▶ AVAILABLE DATA:
* * * * * * *

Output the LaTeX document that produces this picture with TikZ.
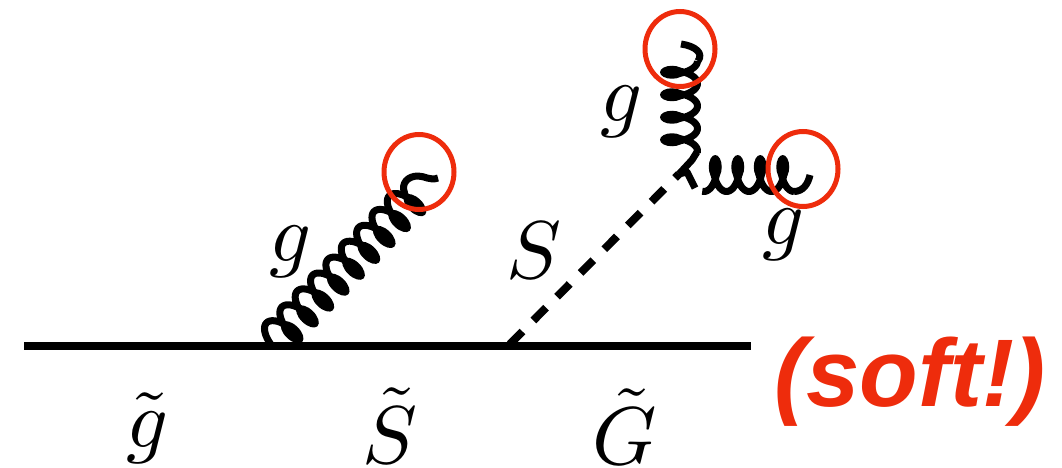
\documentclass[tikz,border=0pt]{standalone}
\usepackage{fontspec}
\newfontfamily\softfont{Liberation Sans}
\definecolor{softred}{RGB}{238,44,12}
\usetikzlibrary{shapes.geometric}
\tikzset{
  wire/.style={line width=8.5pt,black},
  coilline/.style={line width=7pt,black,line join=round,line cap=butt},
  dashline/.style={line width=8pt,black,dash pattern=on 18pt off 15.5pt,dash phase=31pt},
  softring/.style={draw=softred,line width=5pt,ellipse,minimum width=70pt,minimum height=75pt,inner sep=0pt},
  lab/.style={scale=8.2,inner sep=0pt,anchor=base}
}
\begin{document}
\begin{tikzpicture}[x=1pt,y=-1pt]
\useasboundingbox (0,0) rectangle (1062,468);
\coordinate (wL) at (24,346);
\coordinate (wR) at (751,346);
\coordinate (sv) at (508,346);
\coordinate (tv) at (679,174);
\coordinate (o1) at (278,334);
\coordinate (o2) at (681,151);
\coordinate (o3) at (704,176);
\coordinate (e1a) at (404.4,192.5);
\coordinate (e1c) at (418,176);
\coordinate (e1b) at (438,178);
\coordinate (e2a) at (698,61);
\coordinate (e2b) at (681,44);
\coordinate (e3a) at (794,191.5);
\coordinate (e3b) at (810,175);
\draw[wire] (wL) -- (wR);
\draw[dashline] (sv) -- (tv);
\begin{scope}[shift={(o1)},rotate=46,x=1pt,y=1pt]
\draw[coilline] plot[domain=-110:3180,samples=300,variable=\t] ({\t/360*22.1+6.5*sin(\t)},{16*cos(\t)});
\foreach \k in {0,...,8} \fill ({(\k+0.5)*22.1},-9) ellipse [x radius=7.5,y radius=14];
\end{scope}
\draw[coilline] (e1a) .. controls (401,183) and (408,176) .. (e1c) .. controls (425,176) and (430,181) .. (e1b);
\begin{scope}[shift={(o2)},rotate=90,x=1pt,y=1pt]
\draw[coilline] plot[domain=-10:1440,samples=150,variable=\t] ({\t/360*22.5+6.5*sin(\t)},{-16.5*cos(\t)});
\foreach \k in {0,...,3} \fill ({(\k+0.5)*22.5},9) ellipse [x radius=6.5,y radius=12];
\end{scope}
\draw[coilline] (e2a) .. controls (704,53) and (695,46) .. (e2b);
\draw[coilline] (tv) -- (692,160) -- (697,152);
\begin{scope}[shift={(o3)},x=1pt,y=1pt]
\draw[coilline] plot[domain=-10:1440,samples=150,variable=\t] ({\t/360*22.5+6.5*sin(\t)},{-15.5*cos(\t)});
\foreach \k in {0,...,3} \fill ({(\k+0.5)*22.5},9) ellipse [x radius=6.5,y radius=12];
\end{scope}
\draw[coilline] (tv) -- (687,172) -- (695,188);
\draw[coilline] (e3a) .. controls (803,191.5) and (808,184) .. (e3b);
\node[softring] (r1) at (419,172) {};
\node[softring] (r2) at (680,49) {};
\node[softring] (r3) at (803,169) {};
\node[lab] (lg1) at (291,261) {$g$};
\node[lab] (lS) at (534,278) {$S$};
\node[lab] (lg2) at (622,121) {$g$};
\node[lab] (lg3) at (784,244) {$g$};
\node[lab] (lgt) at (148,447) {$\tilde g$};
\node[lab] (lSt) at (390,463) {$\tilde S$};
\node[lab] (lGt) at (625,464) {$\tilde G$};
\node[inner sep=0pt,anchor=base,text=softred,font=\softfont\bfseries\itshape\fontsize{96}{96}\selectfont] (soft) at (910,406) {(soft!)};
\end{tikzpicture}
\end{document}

* * * * * * *

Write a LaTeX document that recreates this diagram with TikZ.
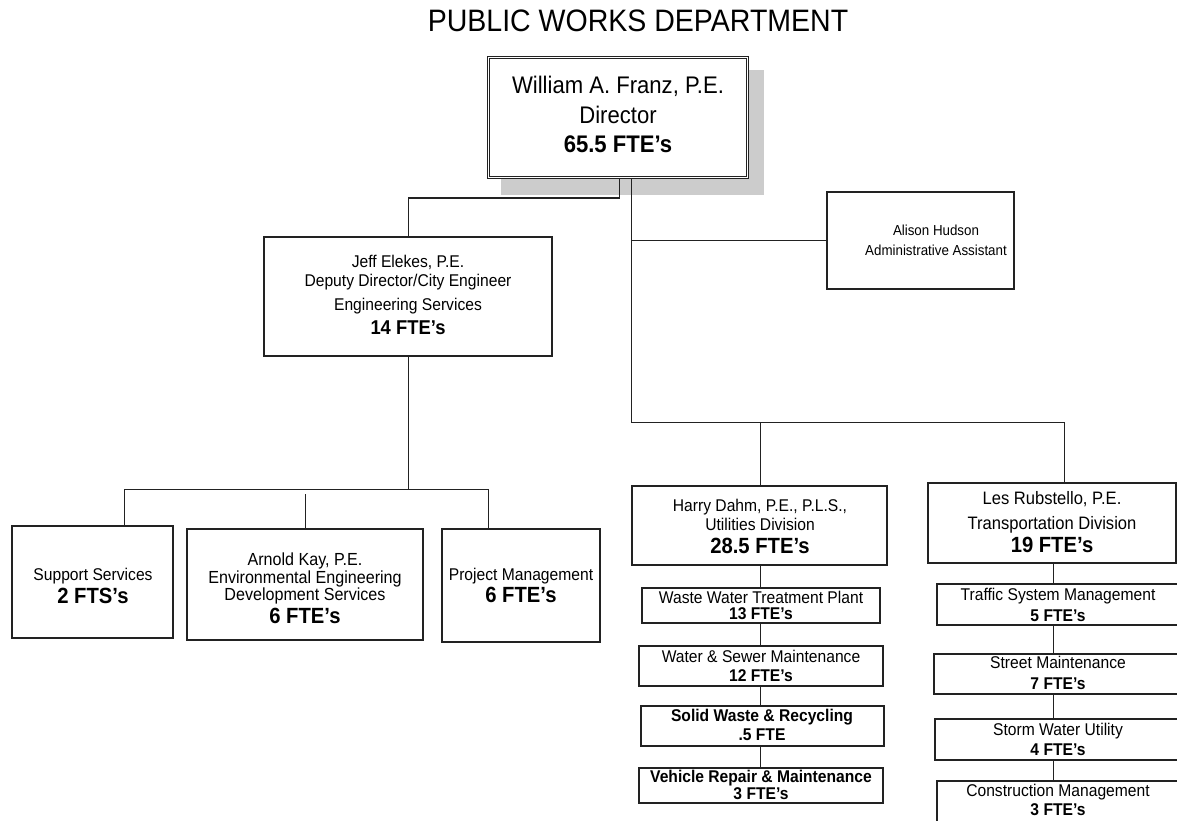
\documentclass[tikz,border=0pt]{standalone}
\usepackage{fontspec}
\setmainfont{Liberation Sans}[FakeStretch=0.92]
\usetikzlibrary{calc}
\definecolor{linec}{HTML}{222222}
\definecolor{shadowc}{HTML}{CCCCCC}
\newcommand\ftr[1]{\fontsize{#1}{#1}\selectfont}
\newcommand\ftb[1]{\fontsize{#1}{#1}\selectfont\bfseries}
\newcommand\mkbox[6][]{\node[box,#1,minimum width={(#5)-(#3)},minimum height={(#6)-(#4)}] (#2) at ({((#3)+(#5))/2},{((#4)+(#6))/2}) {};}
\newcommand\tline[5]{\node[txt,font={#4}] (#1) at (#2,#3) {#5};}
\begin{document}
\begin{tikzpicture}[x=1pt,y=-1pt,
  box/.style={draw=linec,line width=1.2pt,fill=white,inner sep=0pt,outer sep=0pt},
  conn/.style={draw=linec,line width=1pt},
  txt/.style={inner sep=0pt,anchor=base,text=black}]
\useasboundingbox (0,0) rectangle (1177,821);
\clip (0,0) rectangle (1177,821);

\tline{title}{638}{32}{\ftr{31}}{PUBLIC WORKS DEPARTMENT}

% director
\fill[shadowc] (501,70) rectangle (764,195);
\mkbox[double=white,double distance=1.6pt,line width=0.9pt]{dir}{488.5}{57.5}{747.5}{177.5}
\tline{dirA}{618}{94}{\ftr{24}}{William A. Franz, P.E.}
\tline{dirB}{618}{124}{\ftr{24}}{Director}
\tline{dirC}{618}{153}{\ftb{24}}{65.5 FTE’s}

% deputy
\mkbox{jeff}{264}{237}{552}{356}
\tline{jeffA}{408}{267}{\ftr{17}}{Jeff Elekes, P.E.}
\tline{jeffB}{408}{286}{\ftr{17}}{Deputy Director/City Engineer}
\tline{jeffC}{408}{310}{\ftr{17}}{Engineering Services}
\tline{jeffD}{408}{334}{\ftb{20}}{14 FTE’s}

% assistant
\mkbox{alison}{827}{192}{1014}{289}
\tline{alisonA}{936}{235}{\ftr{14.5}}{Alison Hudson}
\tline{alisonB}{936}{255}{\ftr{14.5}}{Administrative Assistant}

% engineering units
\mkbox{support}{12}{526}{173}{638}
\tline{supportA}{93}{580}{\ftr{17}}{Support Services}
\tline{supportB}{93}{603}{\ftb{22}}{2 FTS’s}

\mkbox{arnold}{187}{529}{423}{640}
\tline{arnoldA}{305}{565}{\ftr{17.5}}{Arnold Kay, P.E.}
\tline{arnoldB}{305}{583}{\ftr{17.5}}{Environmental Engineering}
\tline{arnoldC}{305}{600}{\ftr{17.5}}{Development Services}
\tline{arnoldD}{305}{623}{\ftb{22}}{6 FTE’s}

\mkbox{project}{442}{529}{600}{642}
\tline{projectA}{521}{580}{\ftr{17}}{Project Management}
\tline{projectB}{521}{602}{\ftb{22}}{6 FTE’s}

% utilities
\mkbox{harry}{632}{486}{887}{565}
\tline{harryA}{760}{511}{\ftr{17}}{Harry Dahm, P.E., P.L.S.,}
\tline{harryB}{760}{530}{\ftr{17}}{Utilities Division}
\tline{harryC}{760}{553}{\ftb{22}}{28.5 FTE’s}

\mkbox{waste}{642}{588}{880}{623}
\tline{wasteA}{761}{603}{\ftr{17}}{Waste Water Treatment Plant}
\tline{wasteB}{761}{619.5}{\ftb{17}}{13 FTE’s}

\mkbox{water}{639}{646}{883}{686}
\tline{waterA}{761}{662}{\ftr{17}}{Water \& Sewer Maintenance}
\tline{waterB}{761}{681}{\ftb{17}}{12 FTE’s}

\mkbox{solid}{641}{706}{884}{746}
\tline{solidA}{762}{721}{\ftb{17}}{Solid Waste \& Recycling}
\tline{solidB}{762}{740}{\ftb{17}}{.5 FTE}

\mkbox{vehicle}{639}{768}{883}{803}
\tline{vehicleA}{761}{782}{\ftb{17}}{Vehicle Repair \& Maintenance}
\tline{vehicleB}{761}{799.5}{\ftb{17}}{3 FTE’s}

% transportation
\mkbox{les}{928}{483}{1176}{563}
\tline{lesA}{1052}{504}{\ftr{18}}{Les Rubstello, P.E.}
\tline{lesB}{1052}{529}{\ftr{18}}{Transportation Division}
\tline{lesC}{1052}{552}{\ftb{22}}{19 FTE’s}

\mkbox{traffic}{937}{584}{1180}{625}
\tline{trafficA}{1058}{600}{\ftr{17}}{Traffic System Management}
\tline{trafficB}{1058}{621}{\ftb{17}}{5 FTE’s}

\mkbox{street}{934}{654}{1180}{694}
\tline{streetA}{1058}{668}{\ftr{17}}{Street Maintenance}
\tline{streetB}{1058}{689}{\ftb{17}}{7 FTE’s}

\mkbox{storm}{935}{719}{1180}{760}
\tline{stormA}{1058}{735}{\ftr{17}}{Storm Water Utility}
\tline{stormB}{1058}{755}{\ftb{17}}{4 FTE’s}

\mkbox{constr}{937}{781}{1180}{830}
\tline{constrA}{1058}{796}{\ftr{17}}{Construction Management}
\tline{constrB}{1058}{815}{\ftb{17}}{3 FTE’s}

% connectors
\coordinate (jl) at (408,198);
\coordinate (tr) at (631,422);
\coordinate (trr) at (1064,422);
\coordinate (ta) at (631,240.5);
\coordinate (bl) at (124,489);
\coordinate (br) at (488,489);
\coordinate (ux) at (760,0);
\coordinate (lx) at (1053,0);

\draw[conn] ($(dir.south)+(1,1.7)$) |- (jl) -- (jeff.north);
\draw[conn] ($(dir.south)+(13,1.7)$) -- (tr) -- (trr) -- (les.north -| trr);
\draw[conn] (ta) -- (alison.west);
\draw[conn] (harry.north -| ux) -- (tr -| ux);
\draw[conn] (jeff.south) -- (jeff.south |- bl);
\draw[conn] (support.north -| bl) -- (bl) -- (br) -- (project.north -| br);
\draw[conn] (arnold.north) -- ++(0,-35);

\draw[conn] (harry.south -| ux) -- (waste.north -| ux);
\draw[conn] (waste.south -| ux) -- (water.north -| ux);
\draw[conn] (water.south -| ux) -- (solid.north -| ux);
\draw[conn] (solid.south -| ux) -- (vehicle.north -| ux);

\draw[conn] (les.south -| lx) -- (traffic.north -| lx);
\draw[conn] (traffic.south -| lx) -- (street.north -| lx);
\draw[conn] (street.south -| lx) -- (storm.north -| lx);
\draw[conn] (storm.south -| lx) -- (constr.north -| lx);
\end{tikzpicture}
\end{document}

* * * * * * *

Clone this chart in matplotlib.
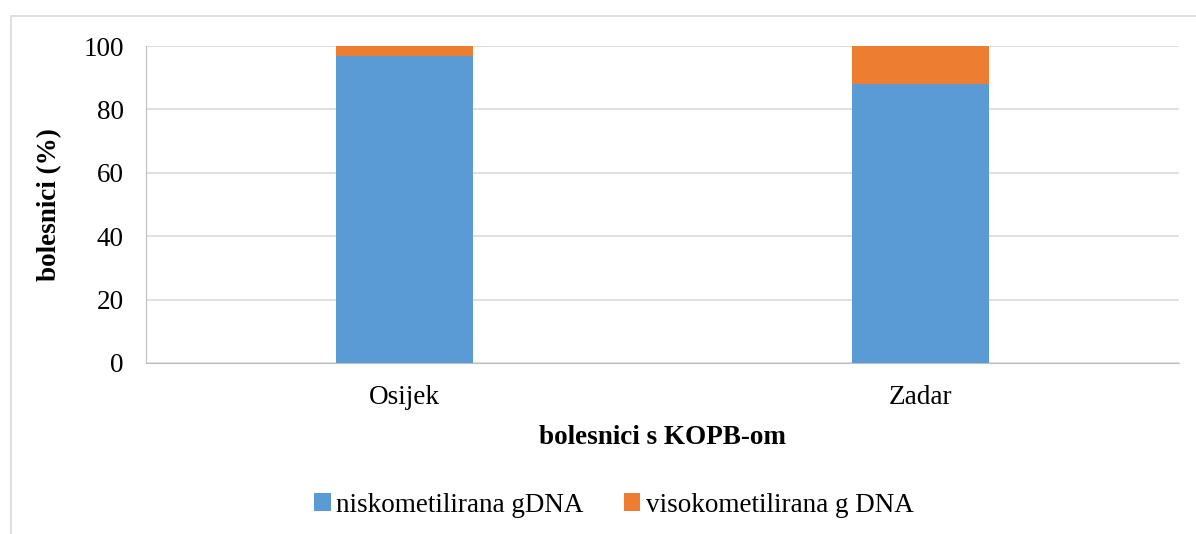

* * * * * * *

▶ GOAL: Search the listing for the string "that". Copy each line where it turns up.

▶ TASK RESULT:
Output the LaTeX document that produces this picture with TikZ.
Write a LaTeX document that recreates this diagram with TikZ.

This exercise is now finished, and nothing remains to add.